Já o álcool, é apenas um dos combustíveis que dá guarida às histórias que nascem e se enterram na noite. “Falo com muita gente. Conheço muitas coisas que não posso contar, com o privado não se brinca. Histórias de bebedeiras que temos que aturar por aí, coisas passageiras”, relativiza, com uma gargalhada cúmplice que não disfarça a falsa verdade.

Uma alegria que vai adiando a despedida, até à data confinada à papelada da reforma. Mera formalidade endereçada a quem excedeu os 65, mas não quer, nem sabe, abandonar o activo. “Há tanto tempo que penso em reformar-me de vez.... Quando me reformei era para ir logo para a terra, mas para a minha mulher tomar conta dos netos fui ficando cá. Vou tirando férias repartidas, uns oito, quinze dias, quando preciso de ir à terra. Nunca meto folgas”, explica o Ti Manel, como quem presta contas ao patrão.

“Se não fosse guarda acho que ia para a terra. Tenho lá terrenos e governava-me. Mas Lisboa é sempre Lisboa, gosto de cá, governei cá a vida.”Uma Lisboa onde se escreve em cada passo o verbo ficar. “Por aqui vou ficando, olhe...”, despede-se o Ti Manel.
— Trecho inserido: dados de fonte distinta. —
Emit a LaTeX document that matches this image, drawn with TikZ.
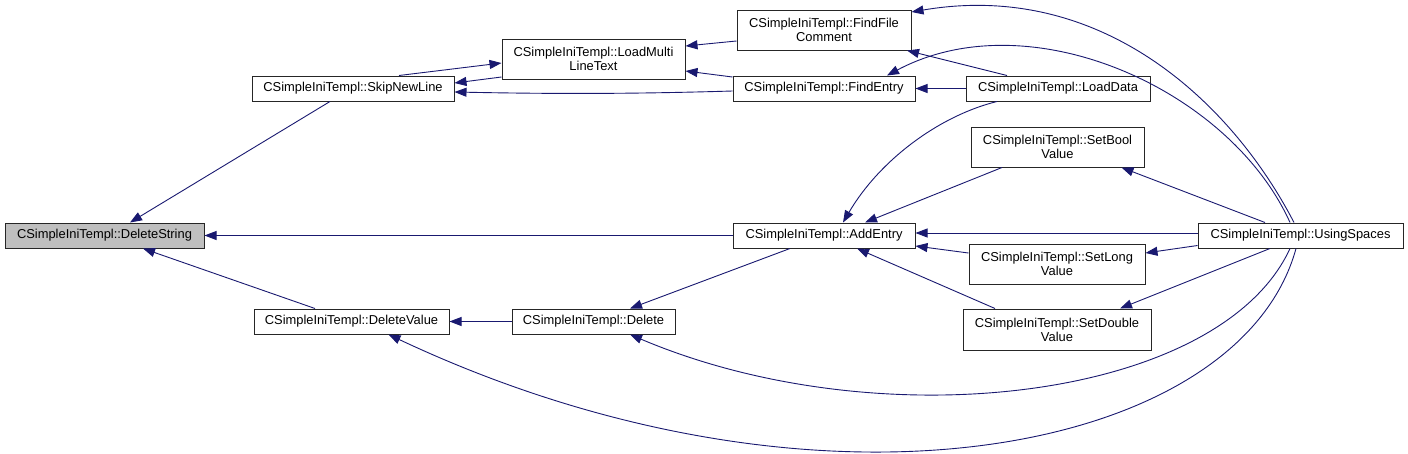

VISITA GUIADA COM O 'TI MANEL'

OS PASSOS DE UMA JORNADA FORA DE HORAS

1: Junto a uma ‘Mimosa’ da Cow Parade, uma das recentes atracções da zona inerte como o movimento nocturno da sua rua.

2: Inseparável do seu chaveiro, o objecto tornou-se a sua imagem de marca.

3: Primeira paragem: o 280, um dos muitos prédios velhinhos da Baixa.

4: Junto às escadas que conduzem à discoteca Festival, o guarda arrasta o primeiro caixote de lixo

5: Missão cumprida. Vamos ao próximo.

6: O Ti Manel verifica uma das portas da correnteza. Tudo em ordem.

7: Nova paragem, agora no 220. É preciso ir buscar os sacos do lixo ao quarto andar. O elevador dá uma ajuda.

8: Uma pausa para fiscalizar o alarme que já conheceu melhores dias.

9: À saída, de chaves em riste para trancar mais uma porta.

10: A carrinha de Manuel trá-lo até ao centro de Lisboa e devolve-o à margem Sul quando a noite termina. Até às seis da manhã, repousa junto ao elevador de Santa Justa.